The fundamental frequency of change, or the minutest unit of time, is called a "ksana" in Sanskrit. I think of it as the "refresh rate" of reality, a micro-second in time. This does not mean that time is a tangible entity, however, or another linear dimension, like the theoretical Cartesian x-y-z dimensions of space. Nor does it imply that time has an arrow of directionality, though eggs cannot be unscrambled.

Another problem in perceiving reality is that we are constantly distracted by the complex and relentless changes occurring both inside and outside of our bodies. But the fact that these subliminal changes are transpiring, whether we know it or not, indicates that whatever we do register consciously may be regarded as a kind of harmonic, like overtones and undertones in music, or the ringing of a gong. Any and all such sensory changes in perception must be resonances on the ksana, or fundamental frequency, whether or not our internal nervous system can ever speed up (or slow down) enough to sense them directly, i.e. to come into harmony.


When we sit in Zen, with increasing stillness we begin to notice these changes in our sensory surround: seeing light, color and motion where ordinarily we do not; hearing sounds of higher and lower frequencies when we are ordinarily unaware of their presence; and feeling sensations of motion and tactility on different scales. We usually adapt to continuous stimuli, and thus they do not register consciously. When we come to the central experience of “stillness-in-motion-and-motion-in-stillness” (J. mokurai), is when we are closest to being in tune with it. As Dongshan Liangjie (J. Tozan Ryokai), 9th Century founder of Soto Zen in China, asserted in “Hokyo Zammai - Precious Mirror Samadhi,” over 1000 years ago:

So minute it enters where there is no crack

So vast it transcends dimension [but]

A hairsbreadth deviation and you are out of tune

Like tuning an old analog radio dial, if you are off the frequency the slightest degree to one side or the other, you get nothing but static.

But we should not assume that we can intentionally tune our mind-dial to the basic frequency of existence merely by wishing it were so, or striving through might and main. From the same verse in Fukanzazengi:

Now when you trace the source of the Way

You find that it is universal and absolute

How can it be dependent upon practice and enlightenment?    

The “source of the Way” may be taken as synonymous with the Absolute Truth for our purposes; or, if you will, the fundamental intent of existence itself. If the Truth is indeed universal and absolute, there is no need to undertake a spiritual quest to foreign lands (as Dogen himself famously did), or venture anywhere other than where we find ourselves in spacetime.

Nor can there be anything special we can do, i.e. zazen, to enter our preexistent reality. The truth that Buddhism points to certainly cannot depend upon our practice of Zen and zazen, nor achieving some special state — “enlightenment” — in order to manifest as it is. But in order to trace its source, we must assume that we do not yet have it. A corollary confusion that might set in is that the Truth is dependent upon our efforts in attempting to ferret it out, the exclusive property of humanity.

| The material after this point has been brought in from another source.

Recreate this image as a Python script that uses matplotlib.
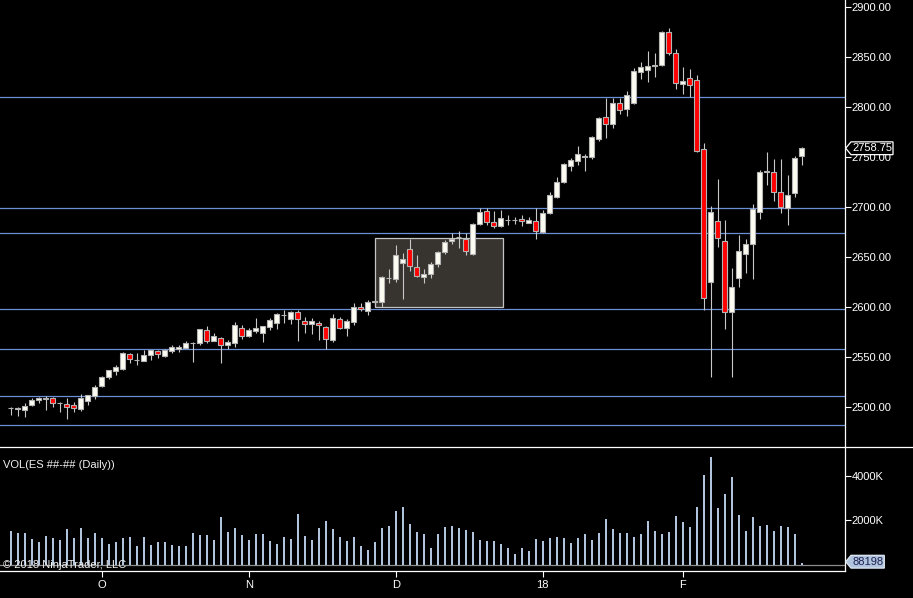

The “source of the Way” may also be interpreted to include the meaning of all of existence, if not its first cause, either in the sense of God’s intent, or the Big Bang. In theistic religions, the source is a who — namely God. In science and philosophy, it is a how or a why — when did it all begin and where will it end? But in Zen, it is a what — what is the meaning of this, and our place in it?

In any case, when you trace it directly — through the immediacy of Zen’s method, zazen — you find that there is no place where the truth is not already true, and there are no shadings, no relativity to it. If true, it is absolutely true everywhere in the universe. This is one way of understanding what makes the Noble Truths noble. Like the noble gases, they are inert: they do not change with proximate causes and circumstances. The Truth, with a capital T, certainly does not depend on what we do about it. It is what it is.